We played the high-seas version of that now verboten school yard game most of yesterday and much of last night. Sadly, no bragging rights or ‘l’m the King of the Castle and you’re a dirty rascal!’ honours were awarded. We were forced to content ourselves with the brief lulls between these behemoths. Perhaps I am getting lazy, but it seemed like a lot of work constantly fussing with sails, course, windvane, and the log.

About 0030 last night, I decided that 30 knots was pushing the sail plan a little hard so I put the third reef in the main and took a reef out of the Solent. Foredeck work at night is always done under the glare of the spreader lights. Those lights turn night into day on the deck at least. No sooner had returned to the cabin than the VHF started blaring at me.

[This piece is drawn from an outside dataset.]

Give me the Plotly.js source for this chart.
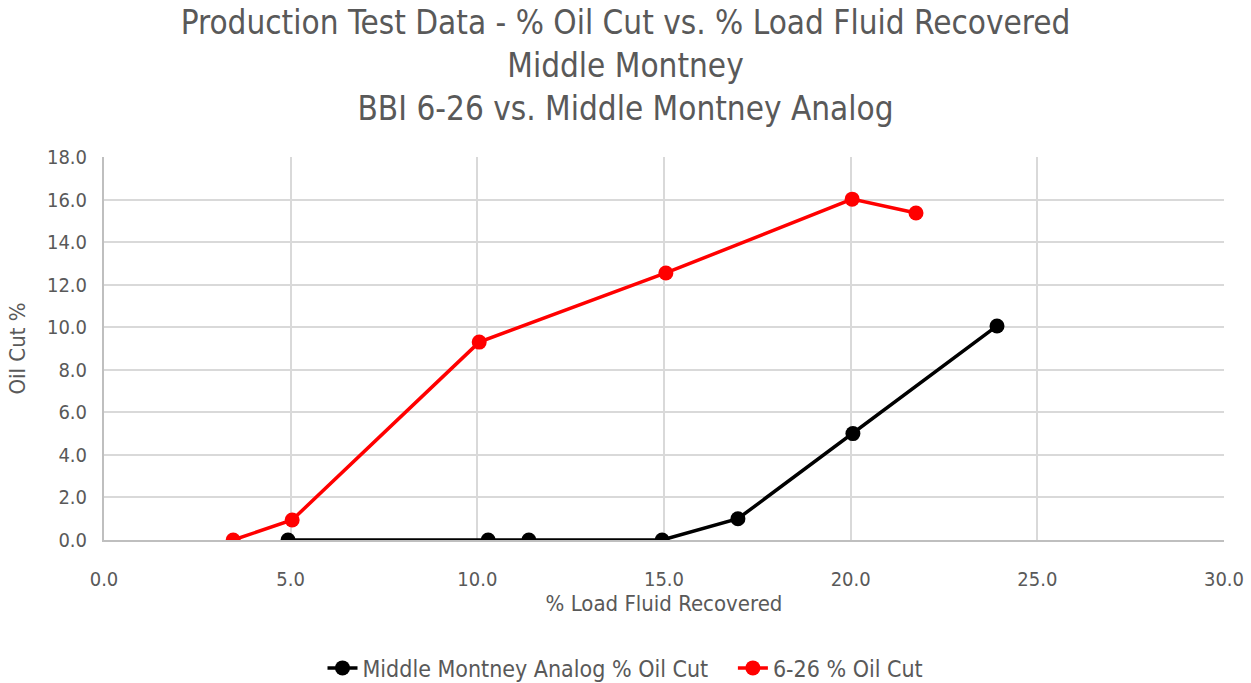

Turns out the SV Gaia outbound from Oahu some 8 days saw the deck lights, saw me on AIS, and decided to call as it looked as though I would be passing by within a couple of miles. Not so much of a concern if it’s two sailboats. They mistook me for a freighter and were rightly concerned!

It is only the second time in 9 months that I have had a gam with another vessel. And the only time that the other vessel has been a sailboat. Like Seaburban, Gaia is headed to the Pacific Northwest. They were on a course to ease their way through the confused and building wind waves and swell. I wasn’t looking to ease anything and was making tracks for the western corner of the North Pacific High.

While talking over the radio, we ran on parallel courses. After our good nights however, I hardened to the wind set a course to pass well astern of them. I lost sight of their masthead lights just before dawn and could not find them again scanning the horizon with binoculars in daylight. I tried calling on VHF at 1030 this morning and did raise them but could not make much out the noise and static. Seems sticking the mast in the water a few times in the Southern Ocean hasn’t done the antenna any favours.